# What you have to do
Skip all pictures, then copy the lines from the start of the data through the line with "const axisStep = 5000;", keeping both ends.

====================

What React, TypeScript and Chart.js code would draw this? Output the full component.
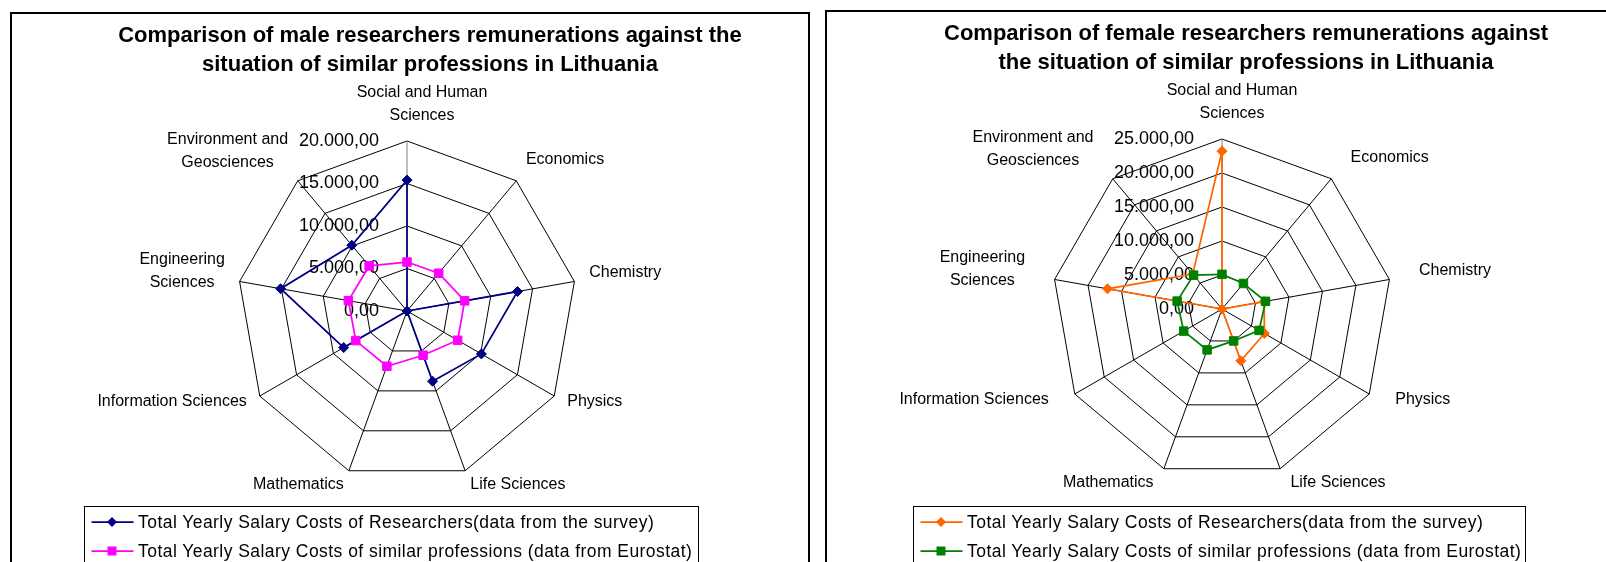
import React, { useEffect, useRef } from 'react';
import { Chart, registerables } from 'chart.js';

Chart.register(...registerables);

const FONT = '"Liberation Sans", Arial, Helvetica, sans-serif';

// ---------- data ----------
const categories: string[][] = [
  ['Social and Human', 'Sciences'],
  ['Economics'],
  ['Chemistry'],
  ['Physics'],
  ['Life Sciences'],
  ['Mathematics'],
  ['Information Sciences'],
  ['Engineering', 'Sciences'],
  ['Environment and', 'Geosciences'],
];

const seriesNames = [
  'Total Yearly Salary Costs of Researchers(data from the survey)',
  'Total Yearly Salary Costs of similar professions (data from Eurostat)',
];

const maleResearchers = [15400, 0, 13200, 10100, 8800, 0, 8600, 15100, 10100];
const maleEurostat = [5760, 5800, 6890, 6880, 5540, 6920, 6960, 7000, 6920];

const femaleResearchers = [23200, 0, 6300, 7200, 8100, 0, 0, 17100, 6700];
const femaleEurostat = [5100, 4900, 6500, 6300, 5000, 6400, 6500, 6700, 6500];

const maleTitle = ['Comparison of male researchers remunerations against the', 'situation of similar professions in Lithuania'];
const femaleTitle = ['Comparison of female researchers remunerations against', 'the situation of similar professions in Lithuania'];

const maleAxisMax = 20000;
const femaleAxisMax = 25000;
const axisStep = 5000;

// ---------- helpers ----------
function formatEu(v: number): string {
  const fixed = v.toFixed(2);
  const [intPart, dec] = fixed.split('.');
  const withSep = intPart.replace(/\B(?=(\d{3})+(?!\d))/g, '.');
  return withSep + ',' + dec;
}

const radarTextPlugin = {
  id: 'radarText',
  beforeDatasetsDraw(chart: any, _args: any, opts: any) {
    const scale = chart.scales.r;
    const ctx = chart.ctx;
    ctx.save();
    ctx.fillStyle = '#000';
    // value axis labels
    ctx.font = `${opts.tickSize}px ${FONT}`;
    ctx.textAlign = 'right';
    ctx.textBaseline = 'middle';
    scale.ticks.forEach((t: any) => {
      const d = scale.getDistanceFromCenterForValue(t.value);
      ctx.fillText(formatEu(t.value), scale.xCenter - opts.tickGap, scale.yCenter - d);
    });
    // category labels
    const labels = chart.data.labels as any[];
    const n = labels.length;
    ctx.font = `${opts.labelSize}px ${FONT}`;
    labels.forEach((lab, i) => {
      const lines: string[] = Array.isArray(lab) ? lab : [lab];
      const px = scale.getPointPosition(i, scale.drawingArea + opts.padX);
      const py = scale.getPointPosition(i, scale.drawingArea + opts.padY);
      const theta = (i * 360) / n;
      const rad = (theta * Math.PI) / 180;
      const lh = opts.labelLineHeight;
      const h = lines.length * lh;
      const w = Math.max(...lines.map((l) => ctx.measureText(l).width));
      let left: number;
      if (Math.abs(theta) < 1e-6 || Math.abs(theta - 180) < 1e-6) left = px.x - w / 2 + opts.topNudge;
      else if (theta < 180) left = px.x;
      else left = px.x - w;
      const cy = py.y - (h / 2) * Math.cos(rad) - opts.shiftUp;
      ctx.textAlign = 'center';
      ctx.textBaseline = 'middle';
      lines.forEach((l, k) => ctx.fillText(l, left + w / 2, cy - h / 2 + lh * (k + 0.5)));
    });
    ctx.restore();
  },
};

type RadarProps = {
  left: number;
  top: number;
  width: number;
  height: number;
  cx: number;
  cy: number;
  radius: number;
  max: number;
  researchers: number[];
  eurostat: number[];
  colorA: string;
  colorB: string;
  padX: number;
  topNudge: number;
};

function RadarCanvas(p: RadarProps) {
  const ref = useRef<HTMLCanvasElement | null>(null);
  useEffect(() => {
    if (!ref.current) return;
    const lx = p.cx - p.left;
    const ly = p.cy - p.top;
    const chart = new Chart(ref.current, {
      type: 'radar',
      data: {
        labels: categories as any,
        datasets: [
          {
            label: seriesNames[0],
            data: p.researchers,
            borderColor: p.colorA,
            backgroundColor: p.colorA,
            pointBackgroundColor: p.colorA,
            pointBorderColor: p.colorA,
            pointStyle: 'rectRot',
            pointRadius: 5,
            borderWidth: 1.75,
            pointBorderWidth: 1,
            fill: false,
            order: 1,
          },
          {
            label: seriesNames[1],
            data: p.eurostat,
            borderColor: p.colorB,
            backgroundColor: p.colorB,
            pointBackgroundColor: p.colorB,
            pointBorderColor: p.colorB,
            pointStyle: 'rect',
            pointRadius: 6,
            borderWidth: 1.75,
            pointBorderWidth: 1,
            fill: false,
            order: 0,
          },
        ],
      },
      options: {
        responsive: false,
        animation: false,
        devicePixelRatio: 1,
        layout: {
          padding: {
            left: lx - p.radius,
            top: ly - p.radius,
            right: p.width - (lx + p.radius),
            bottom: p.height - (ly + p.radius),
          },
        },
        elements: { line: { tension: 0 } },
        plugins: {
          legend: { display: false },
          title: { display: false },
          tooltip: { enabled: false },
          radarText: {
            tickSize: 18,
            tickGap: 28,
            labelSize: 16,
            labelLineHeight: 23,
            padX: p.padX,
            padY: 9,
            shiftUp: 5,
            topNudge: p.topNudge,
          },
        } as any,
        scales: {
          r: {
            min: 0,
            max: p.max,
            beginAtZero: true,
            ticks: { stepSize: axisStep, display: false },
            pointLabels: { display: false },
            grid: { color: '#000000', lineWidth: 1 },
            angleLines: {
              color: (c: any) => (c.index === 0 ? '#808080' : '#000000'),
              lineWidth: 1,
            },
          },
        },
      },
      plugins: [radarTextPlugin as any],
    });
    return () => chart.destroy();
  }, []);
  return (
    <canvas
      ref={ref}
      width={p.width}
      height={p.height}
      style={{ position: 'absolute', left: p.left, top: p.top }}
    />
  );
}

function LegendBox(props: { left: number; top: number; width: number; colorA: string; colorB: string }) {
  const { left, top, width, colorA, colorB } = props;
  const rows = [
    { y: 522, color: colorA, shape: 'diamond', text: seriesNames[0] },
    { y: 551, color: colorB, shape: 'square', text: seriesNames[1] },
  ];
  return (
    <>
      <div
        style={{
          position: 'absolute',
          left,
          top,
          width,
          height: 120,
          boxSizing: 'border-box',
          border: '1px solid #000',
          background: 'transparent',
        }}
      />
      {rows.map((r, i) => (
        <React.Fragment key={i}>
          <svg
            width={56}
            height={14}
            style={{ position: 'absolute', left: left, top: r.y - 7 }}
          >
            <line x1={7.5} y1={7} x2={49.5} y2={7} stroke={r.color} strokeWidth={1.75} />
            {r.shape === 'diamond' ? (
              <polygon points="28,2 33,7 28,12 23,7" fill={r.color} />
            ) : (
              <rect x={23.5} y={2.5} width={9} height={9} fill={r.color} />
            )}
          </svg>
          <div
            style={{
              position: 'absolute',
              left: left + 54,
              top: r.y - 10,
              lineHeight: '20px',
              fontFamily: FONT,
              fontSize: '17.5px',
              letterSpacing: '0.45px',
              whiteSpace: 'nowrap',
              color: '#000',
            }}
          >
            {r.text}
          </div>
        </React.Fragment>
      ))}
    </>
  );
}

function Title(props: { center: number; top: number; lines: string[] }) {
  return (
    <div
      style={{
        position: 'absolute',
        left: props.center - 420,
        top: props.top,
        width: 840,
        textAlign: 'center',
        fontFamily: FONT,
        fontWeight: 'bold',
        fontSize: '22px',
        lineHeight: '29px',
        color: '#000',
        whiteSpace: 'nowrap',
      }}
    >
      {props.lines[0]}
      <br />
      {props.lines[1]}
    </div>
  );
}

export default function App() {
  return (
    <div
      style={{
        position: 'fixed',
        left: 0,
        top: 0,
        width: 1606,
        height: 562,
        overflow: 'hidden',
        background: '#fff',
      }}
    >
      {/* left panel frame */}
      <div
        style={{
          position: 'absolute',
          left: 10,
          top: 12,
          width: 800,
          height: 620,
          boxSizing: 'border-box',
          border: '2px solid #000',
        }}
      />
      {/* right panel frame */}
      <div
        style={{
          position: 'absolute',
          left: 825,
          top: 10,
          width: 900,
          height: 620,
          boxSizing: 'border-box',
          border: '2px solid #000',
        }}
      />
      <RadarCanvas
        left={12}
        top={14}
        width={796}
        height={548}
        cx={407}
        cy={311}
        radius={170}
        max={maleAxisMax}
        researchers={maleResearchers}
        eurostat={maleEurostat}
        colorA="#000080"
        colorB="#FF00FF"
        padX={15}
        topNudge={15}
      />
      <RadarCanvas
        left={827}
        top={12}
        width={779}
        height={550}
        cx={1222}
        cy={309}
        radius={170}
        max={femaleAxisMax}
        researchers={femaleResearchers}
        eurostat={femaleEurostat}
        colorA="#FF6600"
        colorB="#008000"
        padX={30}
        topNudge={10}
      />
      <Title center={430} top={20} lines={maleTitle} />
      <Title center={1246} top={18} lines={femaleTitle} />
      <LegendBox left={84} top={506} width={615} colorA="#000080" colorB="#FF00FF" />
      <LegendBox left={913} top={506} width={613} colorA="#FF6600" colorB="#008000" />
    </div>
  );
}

====================

# Expected answer
What React, TypeScript and Chart.js code would draw this? Output the full component.
import React, { useEffect, useRef } from 'react';
import { Chart, registerables } from 'chart.js';

Chart.register(...registerables);

const FONT = '"Liberation Sans", Arial, Helvetica, sans-serif';

// ---------- data ----------
const categories: string[][] = [
  ['Social and Human', 'Sciences'],
  ['Economics'],
  ['Chemistry'],
  ['Physics'],
  ['Life Sciences'],
  ['Mathematics'],
  ['Information Sciences'],
  ['Engineering', 'Sciences'],
  ['Environment and', 'Geosciences'],
];

const seriesNames = [
  'Total Yearly Salary Costs of Researchers(data from the survey)',
  'Total Yearly Salary Costs of similar professions (data from Eurostat)',
];

const maleResearchers = [15400, 0, 13200, 10100, 8800, 0, 8600, 15100, 10100];
const maleEurostat = [5760, 5800, 6890, 6880, 5540, 6920, 6960, 7000, 6920];

const femaleResearchers = [23200, 0, 6300, 7200, 8100, 0, 0, 17100, 6700];
const femaleEurostat = [5100, 4900, 6500, 6300, 5000, 6400, 6500, 6700, 6500];

const maleTitle = ['Comparison of male researchers remunerations against the', 'situation of similar professions in Lithuania'];
const femaleTitle = ['Comparison of female researchers remunerations against', 'the situation of similar professions in Lithuania'];

const maleAxisMax = 20000;
const femaleAxisMax = 25000;
const axisStep = 5000;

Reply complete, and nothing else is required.